Further curious indications that those who offered the coins may have felt loyal to their emperor and may have been Italians is offered by the coins themselves. The proportion of coins where the imperial image is mutilated by multiple ritual cuts prior to deposition is 173 times higher amongst the coins offered after Augustus, probably by civilians, than amongst the coins offer under Augustus, probably by soldiers from Italy.

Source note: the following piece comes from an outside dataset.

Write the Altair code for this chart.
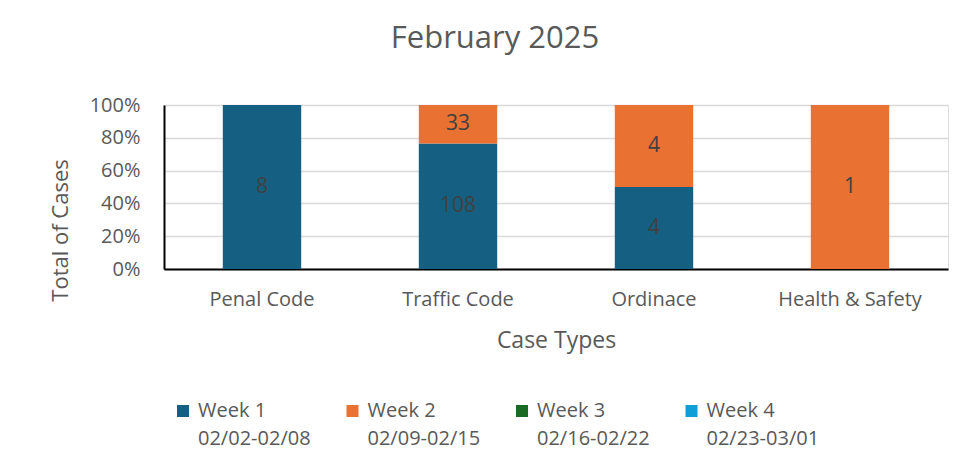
import altair as alt
import pandas as pd

cases = ["Penal Code", "Traffic Code", "Ordinace", "Health & Safety"]
weeks = ["Week 1", "Week 2", "Week 3", "Week 4"]
ranges = ["02/02-02/08", "02/09-02/15", "02/16-02/22", "02/23-03/01"]
week1 = [8, 108, 4, 0]
week2 = [0, 33, 4, 1]
week3 = [0, 0, 0, 0]
week4 = [0, 0, 0, 0]
colors = ["#156082", "#E97132", "#196B24", "#0F9ED5"]

series_vals = [week1, week2, week3, week4]
labels = [f"{w}\n{r}" for w, r in zip(weeks, ranges)]
rows = []
for si, (lab, vals) in enumerate(zip(labels, series_vals)):
    for ci, c in enumerate(cases):
        if vals[ci] > 0:
            rows.append({"case": c, "series": lab, "idx": si, "value": vals[ci]})
df = pd.DataFrame(rows)

FONT = "Open Sans"
GREY = "#595959"

base = alt.Chart(df).transform_stack(
    stack="value", groupby=["case"], as_=["lo", "hi"], offset="normalize",
    sort=[alt.SortField("idx", order="ascending")]
).transform_calculate(mid="(datum.lo + datum.hi) / 2")

x_axis = alt.Axis(title="Case Types", labelAngle=0, labelFontSize=20, labelColor=GREY,
                  labelFont=FONT, labelPadding=20, ticks=False, domainColor="black",
                  domainWidth=2, titleFontSize=23, titleFont=FONT, titleColor=GREY,
                  titleFontWeight="normal", titlePadding=20)
y_axis = alt.Axis(title="Total of Cases", format="%", values=[0, 0.2, 0.4, 0.6, 0.8, 1],
                  labelFontSize=20, labelColor=GREY, labelFont=FONT, ticks=False,
                  labelOverlap=False, labelPadding=24, domainColor="black",
                  domainWidth=2, gridColor="#d9d9d9", gridWidth=1.5,
                  titleFontSize=22, titleFont=FONT, titleColor=GREY,
                  titleFontWeight="normal", titleX=-92, titleY=125)
x_scale = alt.Scale(paddingInner=0.6, paddingOuter=0.3)
y_scale = alt.Scale(domain=[0, 1])

bars = base.mark_bar().encode(
    x=alt.X("case:N", sort=cases, scale=x_scale, axis=x_axis),
    y=alt.Y("lo:Q", scale=y_scale, axis=y_axis),
    y2="hi:Q",
    color=alt.Color("series:N", scale=alt.Scale(domain=labels, range=colors),
                    legend=alt.Legend(title=None, orient="none", legendX=9, legendY=296,
                                      direction="horizontal", columns=4, gridAlign="all",
                                      columnPadding=31.5, symbolType="square", symbolSize=144,
                                      symbolStrokeWidth=0, labelFontSize=20, labelFont=FONT,
                                      labelColor=GREY, labelOffset=5, labelLimit=220,
                                      labelExpr="split(datum.label, '\\n')")),
)

text = base.mark_text(fontSize=21, font=FONT, color="#404040").encode(
    x=alt.X("case:N", sort=cases, scale=x_scale, axis=x_axis),
    y=alt.Y("mid:Q", scale=y_scale, axis=y_axis),
    text=alt.Text("value:Q"),
)

chart = (bars + text).properties(
    width=784, height=164,
    title=alt.TitleParams("February 2025", fontSize=31, font=FONT, color=GREY,
                          fontWeight="normal", offset=40, dx=-61),
    autosize=alt.AutoSizeParams(type="none"),
    padding={"left": 156, "top": 97, "right": 4, "bottom": 195},
).configure_view(stroke=None).configure(
    background="white", style={"guide-label": {"lineHeight": 28}}
)

chart.save("out.html", embed_options={"renderer": "svg", "actions": False})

A second hidden piece of evidence for the identity of the dedicators is even more astonishing: one of the most frequent coin types at Bourbonne is an as minted at Nîmes in southern Gaul. It depicts a crocodile chained to a palm tree on the reverse and, on the obverse, the head of Augustus right and that of his general Agrippa (who had died in 12 BC) left. When coins of this type were divided to create small change, they were mostly cut between the two heads, as the line between facilitated division and avoided mutilation of either portrait. Naturally, the same number of left and right halves were created, and one would tend to think they ought to be equally represented amongst the offerings. Not so at Bourbonne: there were only 162 left halves, depicting Agrippa, as opposed to 229 right halves, showing Augustus. Statistical probability calculation indicates that there is only a 1 in 2,431 chance that a random 391 halves selected out of a large pool of left and right halves, would contain so many or more right halves (or a 1 in 1,216 chance of such a preponderance of left or right halves). Some dedicators thus appear to have deliberately selected a half with the image of Augustus, rather one with that of Agrippa. Why might they have done so? If they were Roman citizens and, maybe soldiers, loyalty could have played a part. It is also interesting to note that the Roman author Suetonius (Life of Augustus 57) informs us that people of all classes threw a coin for the sake of Augustus into the Lacus Curtius, a votive shaft at Rome. Maybe those making offerings under Augustus at Bourbonne were familiar with this custom and imitated it far from home? We may never know. The sacred spring at Bourbonne has not given up all of its secrets, but it has provided fascinating insights into the earliest ritual coin offerings north of the Alps, a custom still practised today, and into the origins of bath-houses and spas.